Finally got around to listening to this Giles Martin remix of The Beatles’ Ninth.

I was nine the first time this double-album came out. Hearing this is like staring at the cover art (inside joke) for the first time all over again. It also reminds me of one of the awful realities of being a musician: writing the music is just the first step in a terribly long chain of ultimately disappointing partnerships and processes between the song’s creation and any audience hearing it. So much can and does go wrong!  Even when the process is error-free (as if) there’s the fundamental problem of taking real and/or unreal sounds,  squishing them together and presenting the deracinated hoodoo-gust as anything other than a visitor from Unreal Space.

I was friends with a fairly well-known Rock Critic (of great erudition and wit) who wrote for very early versions of Rolling Stone, and Creem, et al, and his intriguing quirk was to eschew headphones on the grounds that “that’s not how the music was designed to be heard”. Well:  how was it “designed” to be heard? However it was “designed” to be heard, it generally sounds unreal. It depends upon which tweaks and distortions appeal to you.

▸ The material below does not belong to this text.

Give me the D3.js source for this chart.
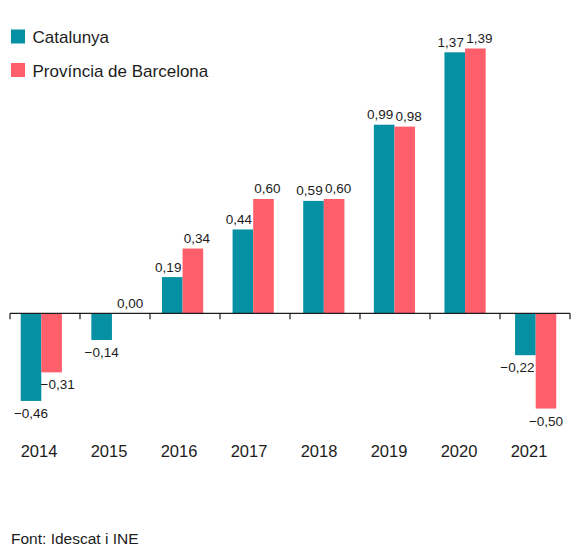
<!DOCTYPE html>
<html>
<head>
  <meta charset="utf-8">
  <script src="https://d3js.org/d3.v7.min.js"></script>
  <style>
    body {
  margin: 0;
  background: #ffffff;
  font-family: 'Liberation Sans', Arial, sans-serif;
}

svg {
  display: block;
}

.value {
  font-size: 13.5px;
  fill: #1c1c1c;
  text-anchor: middle;
}

.year {
  font-size: 16.5px;
  fill: #1c1c1c;
  text-anchor: middle;
}

.legend text {
  font-size: 17px;
  fill: #1c1c1c;
}

.source {
  font-size: 15.5px;
  fill: #1c1c1c;
}
  </style>
</head>
<body>
<script>
// Years on the x axis.
const years = ["2014", "2015", "2016", "2017", "2018", "2019", "2020", "2021"];

// Series values (percent).
const catalunya = [-0.46, -0.14, 0.19, 0.44, 0.59, 0.99, 1.37, -0.22];
const barcelona = [-0.31, 0.00, 0.34, 0.60, 0.60, 0.98, 1.39, -0.50];

const seriesNames = ["Catalunya", "Província de Barcelona"];
const seriesColors = ["#0591a3", "#ff5e6b"];

const width = 583;
const height = 556;

const svg = d3.select("body")
  .append("svg")
  .attr("width", width)
  .attr("height", height);

// Scale for the axis ticks, and a slightly wider one for the bar groups.
const xAxis = d3.scaleBand()
  .domain(years)
  .range([10, 570]);

const x = d3.scaleBand()
  .domain(years)
  .range([6, 571]);

const xInner = d3.scaleBand()
  .domain(seriesNames)
  .range([0, 41.2]);

const y = d3.scaleLinear()
  .domain([-0.5, 1.39])
  .range([408.55, 48.5]);

const fmt = v => d3.format(".2f")(v).replace(".", ",").replace("-", "\u2212");

// Build rows for each bar.
const bars = [];
years.forEach((yr, i) => {
  [catalunya, barcelona].forEach((vals, s) => {
    bars.push({ year: yr, series: seriesNames[s], s: s, value: vals[i] });
  });
});

const groupOffset = d => x(d.year) + x.bandwidth() / 2 - 41.2 / 2;

svg.selectAll(".bar")
  .data(bars)
  .enter()
  .append("rect")
  .attr("class", "bar")
  .attr("x", d => groupOffset(d) + xInner(d.series))
  .attr("width", xInner.bandwidth())
  .attr("y", d => Math.min(y(d.value), y(0)))
  .attr("height", d => Math.abs(y(d.value) - y(0)))
  .attr("fill", d => seriesColors[d.s]);

// Value labels: pushed slightly apart so neighbouring labels don't touch.
svg.selectAll(".value")
  .data(bars)
  .enter()
  .append("text")
  .attr("class", "value")
  .attr("x", d => {
    const cx = groupOffset(d) + xInner(d.series) + xInner.bandwidth() / 2;
    if (d.value < 0) {
      const i = years.indexOf(d.year);
      const other = d.s === 0 ? barcelona[i] : catalunya[i];
      if (other < 0 && Math.abs(d.value) < Math.abs(other)) return cx + (d.s === 0 ? -8 : 6);
      return cx;
    }
    if (d.value === 0) return cx + 8;
    return cx + (d.s === 0 ? -4 : 4);
  })
  .attr("y", d => d.value < 0 ? y(d.value) + 17 : y(d.value) - 5.5)
  .text(d => fmt(d.value));

// Axis line with ticks at band edges.
const y0 = y(0);
const edges = years.map(yr => xAxis(yr)).concat([xAxis.range()[1]]);

svg.append("line")
  .attr("x1", xAxis.range()[0])
  .attr("x2", xAxis.range()[1])
  .attr("y1", y0)
  .attr("y2", y0)
  .attr("stroke", "#1c1c1c")
  .attr("stroke-width", 1.2);

svg.selectAll(".tick")
  .data(edges)
  .enter()
  .append("line")
  .attr("class", "tick")
  .attr("x1", d => d)
  .attr("x2", d => d)
  .attr("y1", y0)
  .attr("y2", y0 + 6)
  .attr("stroke", "#1c1c1c")
  .attr("stroke-width", 1.2);

svg.selectAll(".year")
  .data(years)
  .enter()
  .append("text")
  .attr("class", "year")
  .attr("x", d => xAxis(d) + xAxis.bandwidth() / 2 - 6)
  .attr("y", 456.5)
  .text(d => d);

// Legend.
const legend = svg.append("g").attr("class", "legend");
const items = legend.selectAll("g")
  .data(seriesNames)
  .enter()
  .append("g")
  .attr("transform", (d, i) => `translate(11,${29.5 + i * 33.5})`);

items.append("rect")
  .attr("width", 14)
  .attr("height", 14)
  .attr("fill", (d, i) => seriesColors[i]);

items.append("text")
  .attr("x", 21.5)
  .attr("y", 13.5)
  .text(d => d);

// Source note.
svg.append("text")
  .attr("class", "source")
  .attr("x", 11)
  .attr("y", 544)
  .text("Font: Idescat i INE");
</script>
</body>
</html>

(Sidebar: I once asked an audio engineer why vocals aren’t generally recorded in stereo and he said, “Because the vocals have a pinpoint source,” and I said, “No they don’t.“)

The recording/mixing process strips sound-events of the natural components of initial environment… the natural reverb/ delay/ peaks/ decay…  and vertically stacks the curated audio-events like panes of tinted holographic-glass: this ghost-glass is reconstituted in a rigid, overdetermined  array via speakers (or headphones) and while you can insert yourself between “Left” and “Right” of this model and enjoy “stereo” in a controlled way, you could never do so in a room in which an actual four-piece band is jamming. Try it: as you approach the guitar amp, the riffs drown out the vocals, as you approach the drummer, the fills drown out the riffs. Run to the back of the room (say the room is fifty meters long) and the bass seems clearer than it did when you could see the singer’s cavities.

That’s how a band, generating one-off sound events, in real time/space, serves how music was initially “designed” (as apples were “designed” to be eaten) to be heard: with your physical location, in relation to the band’s,  as a feature of the event. Which could sound and feel beyond great in ideal circumstances. Perhaps popular music has become an almost entirely Looks-driven cult of irrelevant pageantry around quasi-religious avatars because the average circumstance of live musical experience (on an audio level), has been so fucking very not ideal for so long? Listening to a studio recording had nothing of the excitement of attending a live performance, in 1968, but the trade-off felt worth it because live concerts generally sounded  Tinny and/or Boomy and trains-station-pissoir echo-clogged. Fans didn’t flock to these concerts for the acoustics.

Studio albums were a cure (or consolation) for the terrible acoustics of concert events that, themselves (the albums), sounded rather weirder than we might care to admit, normalized as studio albums have become. Imagine people jitterbugging happily to a 78 rpm in 1939 and thinking the sound was awesome. Now imagine sitting cross-legged in a dorm room thirty-one years later, listening to CSN&Y, and thinking the same thing…

Studio albums in 1968 were the audio equivalent of 2013’s heavily filtered, completely unrealistic, bizarrely-pretty i-phone selfies of  teens who considered that look accurate, absolutely requisite for the self-esteem and totally, totally normal. And that was the best case scenario, when a given album had the benefit of very good speakers to sing through. Coming up through that circle of perforations, in the fiberboard shelf behind the back seat of your uncle’s sky blue Ford Falcon, (what he called a “speaker”), in the late 1960s: only the best songs and singers (with the weirdest EQs) could transcend that cheerfully shitty sound. We’ve been enjoying these garbled or flattened sounds for decades, now, and thinking they were awesome.

Purists and Calvinists and men sporting van dykes will affect to prefer the original mixes of “The White Album”… preferring the mono mixes the very most. And some people pretend to like stinking French cheeses for dessert.

Not that anything was “wrong” with the original mixes of “The White Album”… but the songs now sound like band performances and The Beatles again sound like interrelating performers, whether or not the revelatory richness of the new low-end (for example) is more mere trickery.